Short task:
Could you repeat, exactly as they stand, the lines between the one with "Rebuild this chart" and the one with "Chart.register(...registerables);", inclusive, minus the pictures?
── Task input
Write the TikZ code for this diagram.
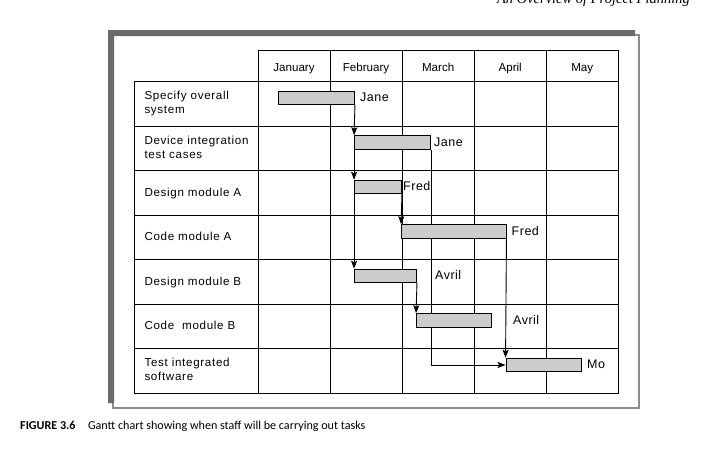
\documentclass[tikz,border=0pt]{standalone}
\usepackage{fontspec}
\setmainfont{Liberation Sans}
\newfontfamily\taskfont[LetterSpace=6]{Liberation Sans}
\newfontfamily\whofont[LetterSpace=4]{Liberation Sans}
\newfontfamily\capfont{Carlito}
\newfontfamily\runfont{Liberation Serif}
\usetikzlibrary{arrows.meta,backgrounds}
\definecolor{shadowgray}{HTML}{6B6B6B}
\definecolor{edgegray}{HTML}{8C8C8C}
\definecolor{barfill}{HTML}{CCCCCC}
\tikzset{
  grid/.style={draw, line width=0.9pt, line cap=rect},
  month/.style={anchor=base, inner sep=0pt, font=\fontsize{11.6}{14}\selectfont},
  task/.style={anchor=south west, inner sep=0pt, text depth=0pt, align=left, font=\taskfont\fontsize{11.6}{14}\selectfont},
  bar/.style={draw, fill=barfill, line width=0.9pt, inner sep=0pt, minimum height=13.5pt},
  who/.style={anchor=base west, inner sep=0pt, font=\whofont\fontsize{12.5}{14}\selectfont},
  link/.style={draw, line width=0.9pt, -{Stealth[length=8pt,width=6pt,inset=1.5pt]}}
}
\begin{document}
\begin{tikzpicture}[x=1pt,y=-1pt]
      \useasboundingbox (0,0) rectangle (703,450);
      \def \Months{
        1/January,
        2/February,
        3/March,
        4/April,
        5/May}
      \def \Tasks{
        1/10/{Specify overall\\system},
        2/10/{Device integration\\test cases},
        3/3.6/{Design module A},
        4/3.6/{Code module A},
        5/3.6/{Design module B},
        6/3.6/{Code~~module B},
        7/10/{Test integrated\\software}}
      \def \Bars{
        1/278.5/354.5/Jane/360,
        2/354.5/430.5/Jane/434,
        3/354.5/401.5/Fred/403,
        4/401.5/506/Fred/511.5,
        5/354.5/416.5/Avril/435,
        6/416.5/491.5/Avril/513,
        7/506/581.5/Mo/587}
      \draw[edgegray, line width=1.3pt] (113,35) rectangle (639,408);
      \fill[shadowgray] (108,30) -- (635,30) -- (635,36) -- (114,36) -- (114,403) -- (108,403) -- cycle;
      \node[anchor=base east, inner sep=0pt, font=\runfont\itshape\fontsize{14.5}{16}\selectfont] (run) at (690,3.8) {An Overview of Project Planning};
      \path[grid] (258,50) -- (618.3,50);
      \foreach \r in {0,...,7}{
        \path[grid] (134.3,{81.7+\r*44.5}) -- (618.3,{81.7+\r*44.5});
      }
      \foreach \c in {0,...,5}{
        \path[grid] ({258+\c*72.06},50) -- ({258+\c*72.06},393.2);
      }
      \path[grid] (134.3,81.7) -- (134.3,393.2);
      \foreach \id / \m in \Months{
        \node[month] (m\id) at ({258+(\id-0.5)*72.06},71.2) {\m};
      }
      \foreach \id / \dy / \t in \Tasks{
        \node[task] (t\id) at (144.3,{81.7+(\id-0.5)*44.5+\dy}) {\t};
      }
      \foreach \id / \a / \b / \w / \lx in \Bars{
        \pgfmathsetmacro\len{\b-\a}
        \node[bar, minimum width=\len pt] (b\id) at ({(\a+\b)/2},{75.7+(\id-0.5)*44.5}) {};
        \node[who] (w\id) at (\lx,{79.7+(\id-0.5)*44.5}) {\w};
      }
      \begin{pgfonlayer}{background}
        \path[link] (b1.south east) -- (b2.north west);
        \path[link] (b2.south west) -- (b3.north west);
        \path[link] (b3.south west) -- (b5.north west);
        \path[link] (b3.south east) -- (b4.north west);
        \path[link] (b5.south east) -- (b6.north west);
        \path[link] (b4.south east) -- (b7.north west);
        \path[link] (b2.south east) |- (b7.west);
      \end{pgfonlayer}
      \node[anchor=base west, inner sep=0pt, font=\capfont\fontsize{12.1}{14}\selectfont] (cap) at (20,429) {\textbf{FIGURE 3.6}\hspace{12.5pt}Gantt chart showing when staff will be carrying out tasks};
    \end{tikzpicture}
\end{document}
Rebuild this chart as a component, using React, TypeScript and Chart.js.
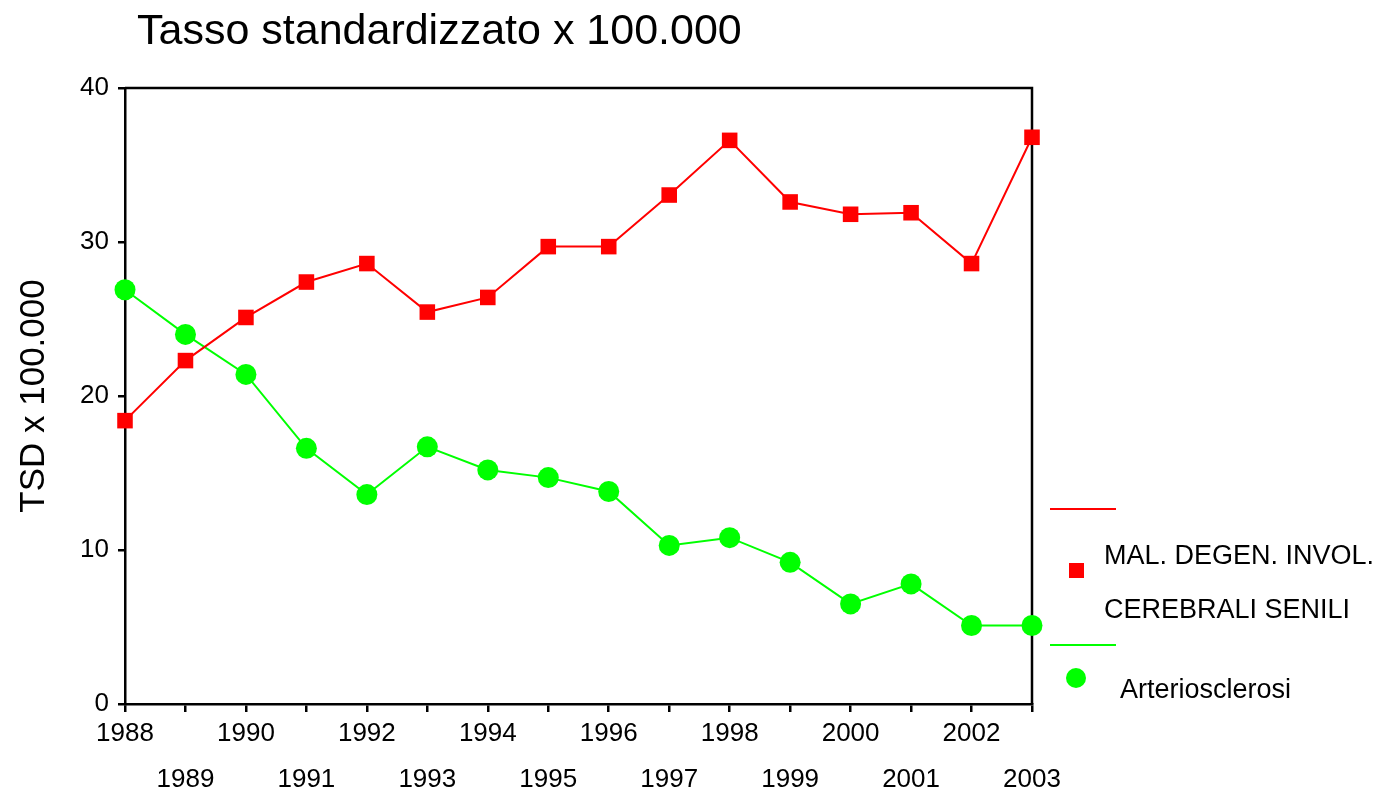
import React, { useEffect, useRef } from 'react';
import { Chart, registerables } from 'chart.js';

Chart.register(...registerables);

const years = ['1988', '1989', '1990', '1991', '1992', '1993', '1994', '1995', '1996', '1997', '1998', '1999', '2000', '2001', '2002', '2003'];
const malDegen = [18.4, 22.3, 25.1, 27.4, 28.6, 25.45, 26.4, 29.7, 29.7, 33.05, 36.6, 32.6, 31.8, 31.9, 28.6, 36.8];
const arterio = [26.9, 24.0, 21.4, 16.6, 13.6, 16.7, 15.2, 14.7, 13.8, 10.3, 10.8, 9.2, 6.5, 7.8, 5.1, 5.1];
const yTicks = [0, 10, 20, 30, 40];

const titleText = 'Tasso standardizzato x 100.000';
const yTitle = 'TSD x 100.000';
const legendRed = ['MAL. DEGEN. INVOL.', 'CEREBRALI SENILI'];
const legendGreen = 'Arteriosclerosi';

const FONT = "'Liberation Sans', Arial, Helvetica, sans-serif";
const RED = '#ff0000';
const GREEN = '#00ff00';

const decorPlugin = {
  id: 'decor',
  beforeDatasetsDraw(chart: any) {
    const { ctx, chartArea } = chart;
    ctx.save();
    ctx.strokeStyle = '#000';
    ctx.lineWidth = 2.5;
    ctx.beginPath();
    ctx.moveTo(chartArea.left, chartArea.top);
    ctx.lineTo(chartArea.right, chartArea.top);
    ctx.lineTo(chartArea.right, chartArea.bottom);
    ctx.stroke();
    ctx.restore();
  },
  afterDraw(chart: any) {
    const { ctx } = chart;
    ctx.save();
    ctx.fillStyle = '#000';
    ctx.textAlign = 'left';
    ctx.textBaseline = 'alphabetic';
    ctx.font = `43px ${FONT}`;
    ctx.fillText(titleText, 137, 44);

    // legend
    ctx.lineWidth = 2;
    ctx.strokeStyle = RED;
    ctx.beginPath();
    ctx.moveTo(1050, 509);
    ctx.lineTo(1116, 509);
    ctx.stroke();
    ctx.fillStyle = RED;
    ctx.fillRect(1069, 563, 15, 15);

    ctx.strokeStyle = GREEN;
    ctx.beginPath();
    ctx.moveTo(1050, 645);
    ctx.lineTo(1116, 645);
    ctx.stroke();
    ctx.fillStyle = GREEN;
    ctx.beginPath();
    ctx.arc(1076, 678, 10, 0, Math.PI * 2);
    ctx.fill();

    ctx.fillStyle = '#000';
    ctx.font = `27px ${FONT}`;
    ctx.textBaseline = 'middle';
    ctx.fillText(legendRed[0], 1104, 557);
    ctx.fillText(legendRed[1], 1104, 611);
    ctx.fillText(legendGreen, 1120, 691);
    ctx.restore();
  },
};

export default function App() {
  const ref = useRef<HTMLCanvasElement>(null);

  useEffect(() => {
    if (!ref.current) return;
    const chart = new Chart(ref.current, {
      type: 'line',
      data: {
        labels: years,
        datasets: [
          {
            label: legendRed.join(' '),
            data: malDegen,
            borderColor: RED,
            backgroundColor: RED,
            borderWidth: 2,
            pointStyle: 'rect',
            pointRadius: 11,
            pointBorderWidth: 0,
            pointBackgroundColor: RED,
            tension: 0,
            clip: false,
          },
          {
            label: legendGreen,
            data: arterio,
            borderColor: GREEN,
            backgroundColor: GREEN,
            borderWidth: 2,
            pointStyle: 'circle',
            pointRadius: 10.5,
            pointBorderWidth: 0,
            pointBackgroundColor: GREEN,
            tension: 0,
            clip: false,
          },
        ],
      },
      options: {
        responsive: false,
        animation: false,
        events: [],
        layout: { padding: { top: 88, right: 352, left: 0, bottom: 0 } },
        plugins: {
          legend: { display: false },
          title: { display: false },
          tooltip: { enabled: false },
        },
        scales: {
          x: {
            type: 'category',
            offset: false,
            grid: {
              display: true,
              drawOnChartArea: false,
              drawTicks: true,
              tickLength: 8,
              color: '#000',
              lineWidth: 2.5,
            },
            border: { display: true, color: '#000', width: 2.5 },
            ticks: {
              autoSkip: false,
              maxRotation: 0,
              minRotation: 0,
              padding: 10,
              color: '#000',
              font: { family: FONT, size: 26, lineHeight: '23px' },
              callback: (_v: any, i: number) => (i % 2 === 0 ? [years[i]] : ['', '', years[i]]),
            },
            afterFit: (s: any) => {
              s.height = 87;
            },
          },
          y: {
            min: 0,
            max: 40,
            afterBuildTicks: (s: any) => {
              s.ticks = yTicks.map((v) => ({ value: v }));
            },
            grid: {
              display: true,
              drawOnChartArea: false,
              drawTicks: true,
              tickLength: 7,
              color: '#000',
              lineWidth: 2.5,
            },
            border: { display: true, color: '#000', width: 2.5 },
            ticks: {
              padding: 9,
              color: '#000',
              font: { family: FONT, size: 26 },
            },
            title: {
              display: true,
              text: yTitle,
              color: '#000',
              font: { family: FONT, size: 35 },
              padding: { top: 13, bottom: 0 },
            },
            afterFit: (s: any) => {
              s.width = 125;
            },
          },
        },
      },
      plugins: [decorPlugin],
    } as any);
    return () => chart.destroy();
  }, []);

  return (
    <div style={{ position: 'fixed', left: 0, top: 0, width: 1384, height: 791, background: '#fff' }}>
      <canvas ref={ref} width={1384} height={791} style={{ display: 'block' }} />
    </div>
  );
}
────
Written answer:
Rebuild this chart as a component, using React, TypeScript and Chart.js.
import React, { useEffect, useRef } from 'react';
import { Chart, registerables } from 'chart.js';

Chart.register(...registerables);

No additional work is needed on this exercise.